[What to work on]: Write each line of the material exactly as given, from the top through the line that contains "const ageLabel = ['10 ka BP.', '13 ka BP.'];", and omit all pictures.

[Stored data]:
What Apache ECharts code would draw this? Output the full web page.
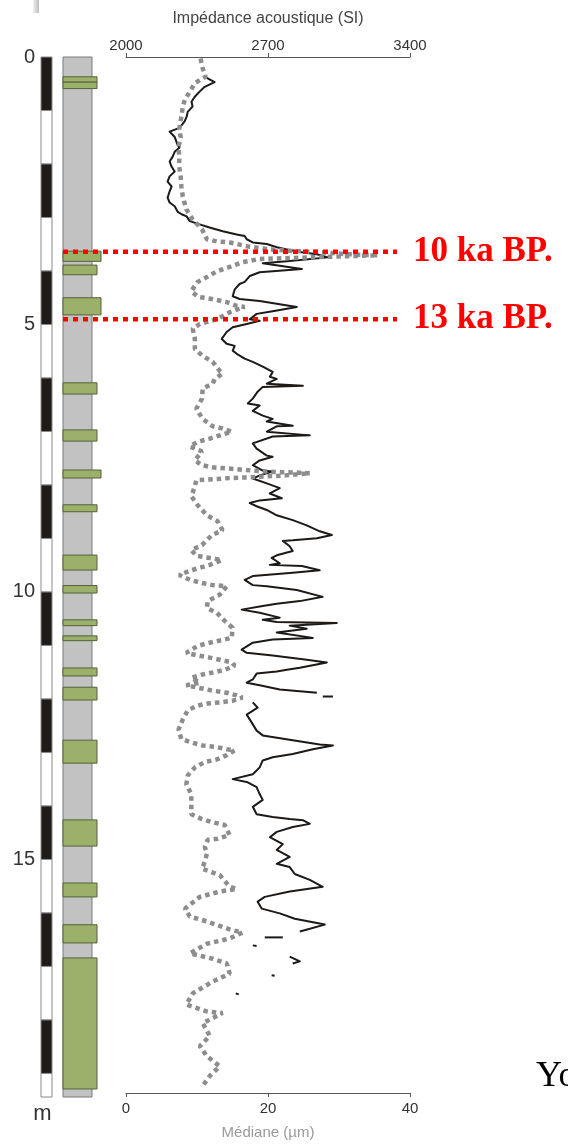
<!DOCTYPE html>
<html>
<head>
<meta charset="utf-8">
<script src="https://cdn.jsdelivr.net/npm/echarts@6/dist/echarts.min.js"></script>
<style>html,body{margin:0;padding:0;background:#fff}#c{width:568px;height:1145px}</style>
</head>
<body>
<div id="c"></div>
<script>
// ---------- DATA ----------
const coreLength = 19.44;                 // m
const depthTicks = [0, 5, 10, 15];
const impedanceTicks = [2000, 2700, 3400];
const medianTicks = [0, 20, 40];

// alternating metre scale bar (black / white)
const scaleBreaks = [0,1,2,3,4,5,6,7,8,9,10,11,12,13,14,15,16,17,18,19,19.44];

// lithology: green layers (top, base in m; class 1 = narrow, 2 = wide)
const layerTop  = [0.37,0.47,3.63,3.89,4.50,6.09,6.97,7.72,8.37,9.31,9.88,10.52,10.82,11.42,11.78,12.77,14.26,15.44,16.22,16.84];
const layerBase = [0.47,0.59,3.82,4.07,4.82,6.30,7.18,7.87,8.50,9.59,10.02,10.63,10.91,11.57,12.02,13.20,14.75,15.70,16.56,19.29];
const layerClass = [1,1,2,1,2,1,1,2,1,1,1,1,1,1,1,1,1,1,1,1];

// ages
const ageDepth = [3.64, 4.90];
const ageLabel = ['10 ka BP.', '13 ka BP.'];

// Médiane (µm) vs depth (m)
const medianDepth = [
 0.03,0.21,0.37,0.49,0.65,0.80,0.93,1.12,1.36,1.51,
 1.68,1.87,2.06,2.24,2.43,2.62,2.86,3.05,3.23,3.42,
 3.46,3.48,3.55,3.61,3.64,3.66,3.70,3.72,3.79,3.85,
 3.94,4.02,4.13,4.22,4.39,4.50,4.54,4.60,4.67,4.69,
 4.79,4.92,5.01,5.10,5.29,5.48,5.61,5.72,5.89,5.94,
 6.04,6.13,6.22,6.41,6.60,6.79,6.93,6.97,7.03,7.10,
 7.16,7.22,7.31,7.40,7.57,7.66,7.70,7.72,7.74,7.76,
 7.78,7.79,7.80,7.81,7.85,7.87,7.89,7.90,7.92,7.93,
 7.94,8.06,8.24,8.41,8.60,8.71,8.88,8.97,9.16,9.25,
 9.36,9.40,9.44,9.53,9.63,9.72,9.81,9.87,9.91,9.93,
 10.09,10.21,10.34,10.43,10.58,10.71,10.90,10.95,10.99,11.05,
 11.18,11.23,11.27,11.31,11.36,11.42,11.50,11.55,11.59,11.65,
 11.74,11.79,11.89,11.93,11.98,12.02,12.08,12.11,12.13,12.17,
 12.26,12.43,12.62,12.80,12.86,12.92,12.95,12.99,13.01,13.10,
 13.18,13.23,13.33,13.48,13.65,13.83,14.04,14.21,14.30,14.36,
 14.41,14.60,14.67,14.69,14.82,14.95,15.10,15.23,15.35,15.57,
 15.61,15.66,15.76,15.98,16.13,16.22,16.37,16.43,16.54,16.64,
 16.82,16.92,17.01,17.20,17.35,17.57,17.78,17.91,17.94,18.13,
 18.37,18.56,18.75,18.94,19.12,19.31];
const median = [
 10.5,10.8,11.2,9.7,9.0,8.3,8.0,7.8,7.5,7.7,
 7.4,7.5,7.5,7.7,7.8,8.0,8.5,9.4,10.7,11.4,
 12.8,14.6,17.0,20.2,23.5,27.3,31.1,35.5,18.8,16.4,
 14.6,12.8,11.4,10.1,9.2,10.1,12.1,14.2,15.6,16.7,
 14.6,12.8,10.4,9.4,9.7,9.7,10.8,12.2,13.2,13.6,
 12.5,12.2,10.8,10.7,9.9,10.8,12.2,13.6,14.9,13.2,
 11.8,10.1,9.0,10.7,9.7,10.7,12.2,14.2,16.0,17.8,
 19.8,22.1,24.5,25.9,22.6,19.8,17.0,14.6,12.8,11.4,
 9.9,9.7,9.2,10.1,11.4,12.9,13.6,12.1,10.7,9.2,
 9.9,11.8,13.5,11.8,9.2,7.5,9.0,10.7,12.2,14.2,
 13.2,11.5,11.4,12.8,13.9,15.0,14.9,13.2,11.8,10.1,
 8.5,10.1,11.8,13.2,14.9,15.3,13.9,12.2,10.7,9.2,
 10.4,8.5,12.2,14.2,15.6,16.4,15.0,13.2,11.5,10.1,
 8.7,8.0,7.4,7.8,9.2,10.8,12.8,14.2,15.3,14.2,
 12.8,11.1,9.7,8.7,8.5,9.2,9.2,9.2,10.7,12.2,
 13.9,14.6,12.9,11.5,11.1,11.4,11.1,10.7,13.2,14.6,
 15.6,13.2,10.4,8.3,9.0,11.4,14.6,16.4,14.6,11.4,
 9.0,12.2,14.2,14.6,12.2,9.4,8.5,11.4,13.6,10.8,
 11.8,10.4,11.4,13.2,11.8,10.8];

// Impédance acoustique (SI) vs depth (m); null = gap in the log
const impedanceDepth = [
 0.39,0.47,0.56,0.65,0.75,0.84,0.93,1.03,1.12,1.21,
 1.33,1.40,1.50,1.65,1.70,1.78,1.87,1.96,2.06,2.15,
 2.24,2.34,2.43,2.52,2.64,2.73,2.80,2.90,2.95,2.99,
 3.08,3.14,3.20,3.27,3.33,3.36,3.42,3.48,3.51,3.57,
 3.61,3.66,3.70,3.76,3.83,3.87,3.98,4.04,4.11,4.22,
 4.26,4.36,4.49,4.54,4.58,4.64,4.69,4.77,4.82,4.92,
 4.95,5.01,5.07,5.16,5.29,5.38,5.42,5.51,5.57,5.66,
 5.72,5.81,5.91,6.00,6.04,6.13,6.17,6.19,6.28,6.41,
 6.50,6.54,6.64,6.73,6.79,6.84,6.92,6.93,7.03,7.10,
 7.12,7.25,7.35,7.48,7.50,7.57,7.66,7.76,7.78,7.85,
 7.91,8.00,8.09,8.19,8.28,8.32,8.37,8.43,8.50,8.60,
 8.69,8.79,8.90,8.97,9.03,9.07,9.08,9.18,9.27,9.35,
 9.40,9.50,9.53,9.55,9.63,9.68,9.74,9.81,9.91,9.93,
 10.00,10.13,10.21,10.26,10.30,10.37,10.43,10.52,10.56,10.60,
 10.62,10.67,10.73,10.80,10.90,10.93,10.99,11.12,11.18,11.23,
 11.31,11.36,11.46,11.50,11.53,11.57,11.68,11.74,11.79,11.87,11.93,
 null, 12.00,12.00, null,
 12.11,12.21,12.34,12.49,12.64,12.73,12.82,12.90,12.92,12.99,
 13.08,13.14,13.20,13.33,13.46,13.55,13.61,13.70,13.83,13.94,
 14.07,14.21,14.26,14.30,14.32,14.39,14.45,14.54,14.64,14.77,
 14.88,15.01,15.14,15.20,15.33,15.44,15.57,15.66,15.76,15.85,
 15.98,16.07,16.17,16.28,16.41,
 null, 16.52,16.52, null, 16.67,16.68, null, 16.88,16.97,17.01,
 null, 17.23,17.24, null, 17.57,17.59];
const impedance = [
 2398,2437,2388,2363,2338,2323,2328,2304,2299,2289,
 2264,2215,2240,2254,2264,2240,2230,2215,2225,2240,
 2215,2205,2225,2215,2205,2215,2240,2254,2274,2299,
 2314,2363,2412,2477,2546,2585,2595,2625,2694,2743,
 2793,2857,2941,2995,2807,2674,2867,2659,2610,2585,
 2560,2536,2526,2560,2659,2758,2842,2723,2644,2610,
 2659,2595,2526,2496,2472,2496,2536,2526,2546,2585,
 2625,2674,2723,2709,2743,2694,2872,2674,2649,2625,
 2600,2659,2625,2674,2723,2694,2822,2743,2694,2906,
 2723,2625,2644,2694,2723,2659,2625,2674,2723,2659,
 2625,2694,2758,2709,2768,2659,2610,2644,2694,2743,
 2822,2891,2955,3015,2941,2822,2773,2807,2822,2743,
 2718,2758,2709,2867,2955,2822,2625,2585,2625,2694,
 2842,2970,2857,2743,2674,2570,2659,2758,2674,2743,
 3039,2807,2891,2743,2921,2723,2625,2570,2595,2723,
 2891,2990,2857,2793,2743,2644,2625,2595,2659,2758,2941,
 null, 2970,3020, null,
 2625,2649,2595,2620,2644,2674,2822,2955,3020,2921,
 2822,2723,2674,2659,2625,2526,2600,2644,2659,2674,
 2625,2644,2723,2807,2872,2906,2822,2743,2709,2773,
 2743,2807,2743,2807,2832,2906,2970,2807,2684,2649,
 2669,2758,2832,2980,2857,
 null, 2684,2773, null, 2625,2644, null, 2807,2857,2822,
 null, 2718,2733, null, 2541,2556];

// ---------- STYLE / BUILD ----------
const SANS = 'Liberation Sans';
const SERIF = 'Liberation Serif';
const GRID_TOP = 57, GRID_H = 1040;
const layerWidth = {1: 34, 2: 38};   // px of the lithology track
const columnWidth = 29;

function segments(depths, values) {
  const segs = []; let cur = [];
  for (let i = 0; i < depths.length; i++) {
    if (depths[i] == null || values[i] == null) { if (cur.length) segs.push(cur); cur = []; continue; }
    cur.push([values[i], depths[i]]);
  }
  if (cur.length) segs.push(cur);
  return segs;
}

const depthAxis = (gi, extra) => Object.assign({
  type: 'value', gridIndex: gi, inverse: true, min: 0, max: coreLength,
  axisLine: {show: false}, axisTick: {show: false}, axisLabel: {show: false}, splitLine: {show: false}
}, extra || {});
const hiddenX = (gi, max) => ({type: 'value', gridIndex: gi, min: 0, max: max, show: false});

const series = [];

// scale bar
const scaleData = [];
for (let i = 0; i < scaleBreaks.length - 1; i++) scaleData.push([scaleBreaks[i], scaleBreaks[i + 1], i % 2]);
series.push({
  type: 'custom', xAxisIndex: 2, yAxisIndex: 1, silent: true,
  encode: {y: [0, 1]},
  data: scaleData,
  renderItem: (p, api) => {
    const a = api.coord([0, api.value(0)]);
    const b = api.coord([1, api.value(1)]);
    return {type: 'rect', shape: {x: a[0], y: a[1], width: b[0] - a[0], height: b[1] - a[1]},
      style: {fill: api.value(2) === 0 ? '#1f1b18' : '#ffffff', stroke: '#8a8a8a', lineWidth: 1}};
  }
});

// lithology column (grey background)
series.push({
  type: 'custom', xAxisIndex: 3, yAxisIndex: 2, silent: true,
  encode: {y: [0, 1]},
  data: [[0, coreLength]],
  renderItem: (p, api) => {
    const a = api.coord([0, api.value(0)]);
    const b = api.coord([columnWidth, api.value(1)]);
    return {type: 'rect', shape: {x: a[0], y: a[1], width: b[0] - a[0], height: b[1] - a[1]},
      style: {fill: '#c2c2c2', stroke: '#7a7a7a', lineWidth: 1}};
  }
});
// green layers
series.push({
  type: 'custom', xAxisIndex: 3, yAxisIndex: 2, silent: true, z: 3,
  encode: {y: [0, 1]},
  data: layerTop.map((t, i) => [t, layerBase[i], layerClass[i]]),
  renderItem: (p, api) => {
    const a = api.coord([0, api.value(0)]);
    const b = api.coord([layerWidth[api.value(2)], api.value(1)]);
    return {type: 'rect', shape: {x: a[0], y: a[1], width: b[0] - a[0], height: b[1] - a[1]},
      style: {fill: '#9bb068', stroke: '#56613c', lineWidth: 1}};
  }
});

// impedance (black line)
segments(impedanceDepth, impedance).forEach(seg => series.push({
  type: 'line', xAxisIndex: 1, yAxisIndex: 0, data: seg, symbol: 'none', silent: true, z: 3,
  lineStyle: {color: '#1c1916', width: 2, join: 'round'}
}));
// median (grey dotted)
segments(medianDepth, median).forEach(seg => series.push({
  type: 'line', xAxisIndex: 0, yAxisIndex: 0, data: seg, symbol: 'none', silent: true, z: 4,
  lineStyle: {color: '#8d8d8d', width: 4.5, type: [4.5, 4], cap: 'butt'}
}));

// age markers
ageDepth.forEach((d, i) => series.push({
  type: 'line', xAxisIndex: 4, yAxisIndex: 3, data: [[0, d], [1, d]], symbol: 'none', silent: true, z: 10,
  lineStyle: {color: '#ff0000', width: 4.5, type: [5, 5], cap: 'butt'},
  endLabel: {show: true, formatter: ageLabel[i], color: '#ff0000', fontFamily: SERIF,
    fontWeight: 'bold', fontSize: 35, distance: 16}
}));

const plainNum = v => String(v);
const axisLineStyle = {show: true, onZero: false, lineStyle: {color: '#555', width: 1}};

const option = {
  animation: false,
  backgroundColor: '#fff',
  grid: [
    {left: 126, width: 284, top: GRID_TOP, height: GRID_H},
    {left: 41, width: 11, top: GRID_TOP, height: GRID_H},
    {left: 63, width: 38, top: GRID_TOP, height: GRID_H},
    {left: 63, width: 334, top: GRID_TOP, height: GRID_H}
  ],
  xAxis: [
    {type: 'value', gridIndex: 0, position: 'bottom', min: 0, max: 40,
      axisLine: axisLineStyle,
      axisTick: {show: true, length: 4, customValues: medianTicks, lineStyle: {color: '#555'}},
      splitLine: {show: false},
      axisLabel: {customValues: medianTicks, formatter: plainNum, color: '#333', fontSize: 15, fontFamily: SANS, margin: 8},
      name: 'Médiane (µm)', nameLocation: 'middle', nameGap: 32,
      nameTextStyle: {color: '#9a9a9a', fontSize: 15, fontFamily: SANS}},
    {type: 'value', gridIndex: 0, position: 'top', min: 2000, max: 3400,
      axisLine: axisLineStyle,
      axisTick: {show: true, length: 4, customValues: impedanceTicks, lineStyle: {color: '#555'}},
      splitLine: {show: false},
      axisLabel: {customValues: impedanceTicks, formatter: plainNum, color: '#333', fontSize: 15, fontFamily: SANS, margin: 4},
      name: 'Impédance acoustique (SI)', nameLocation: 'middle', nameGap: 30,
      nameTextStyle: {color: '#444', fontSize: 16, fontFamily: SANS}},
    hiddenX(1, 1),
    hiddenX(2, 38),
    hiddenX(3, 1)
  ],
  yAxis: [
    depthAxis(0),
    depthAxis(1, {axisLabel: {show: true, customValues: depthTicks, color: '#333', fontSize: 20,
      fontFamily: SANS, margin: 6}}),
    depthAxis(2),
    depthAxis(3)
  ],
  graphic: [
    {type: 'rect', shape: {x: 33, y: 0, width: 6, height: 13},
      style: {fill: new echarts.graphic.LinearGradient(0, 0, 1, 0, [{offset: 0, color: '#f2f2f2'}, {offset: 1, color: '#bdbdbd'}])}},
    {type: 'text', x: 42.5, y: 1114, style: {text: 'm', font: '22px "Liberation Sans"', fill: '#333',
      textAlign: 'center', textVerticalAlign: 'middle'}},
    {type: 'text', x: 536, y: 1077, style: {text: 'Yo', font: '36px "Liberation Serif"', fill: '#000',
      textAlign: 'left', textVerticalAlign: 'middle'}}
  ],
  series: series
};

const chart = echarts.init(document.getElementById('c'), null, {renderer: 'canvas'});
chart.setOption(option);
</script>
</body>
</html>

[Task result]:
What Apache ECharts code would draw this? Output the full web page.
<!DOCTYPE html>
<html>
<head>
<meta charset="utf-8">
<script src="https://cdn.jsdelivr.net/npm/echarts@6/dist/echarts.min.js"></script>
<style>html,body{margin:0;padding:0;background:#fff}#c{width:568px;height:1145px}</style>
</head>
<body>
<div id="c"></div>
<script>
// ---------- DATA ----------
const coreLength = 19.44;                 // m
const depthTicks = [0, 5, 10, 15];
const impedanceTicks = [2000, 2700, 3400];
const medianTicks = [0, 20, 40];

// alternating metre scale bar (black / white)
const scaleBreaks = [0,1,2,3,4,5,6,7,8,9,10,11,12,13,14,15,16,17,18,19,19.44];

// lithology: green layers (top, base in m; class 1 = narrow, 2 = wide)
const layerTop  = [0.37,0.47,3.63,3.89,4.50,6.09,6.97,7.72,8.37,9.31,9.88,10.52,10.82,11.42,11.78,12.77,14.26,15.44,16.22,16.84];
const layerBase = [0.47,0.59,3.82,4.07,4.82,6.30,7.18,7.87,8.50,9.59,10.02,10.63,10.91,11.57,12.02,13.20,14.75,15.70,16.56,19.29];
const layerClass = [1,1,2,1,2,1,1,2,1,1,1,1,1,1,1,1,1,1,1,1];

// ages
const ageDepth = [3.64, 4.90];
const ageLabel = ['10 ka BP.', '13 ka BP.'];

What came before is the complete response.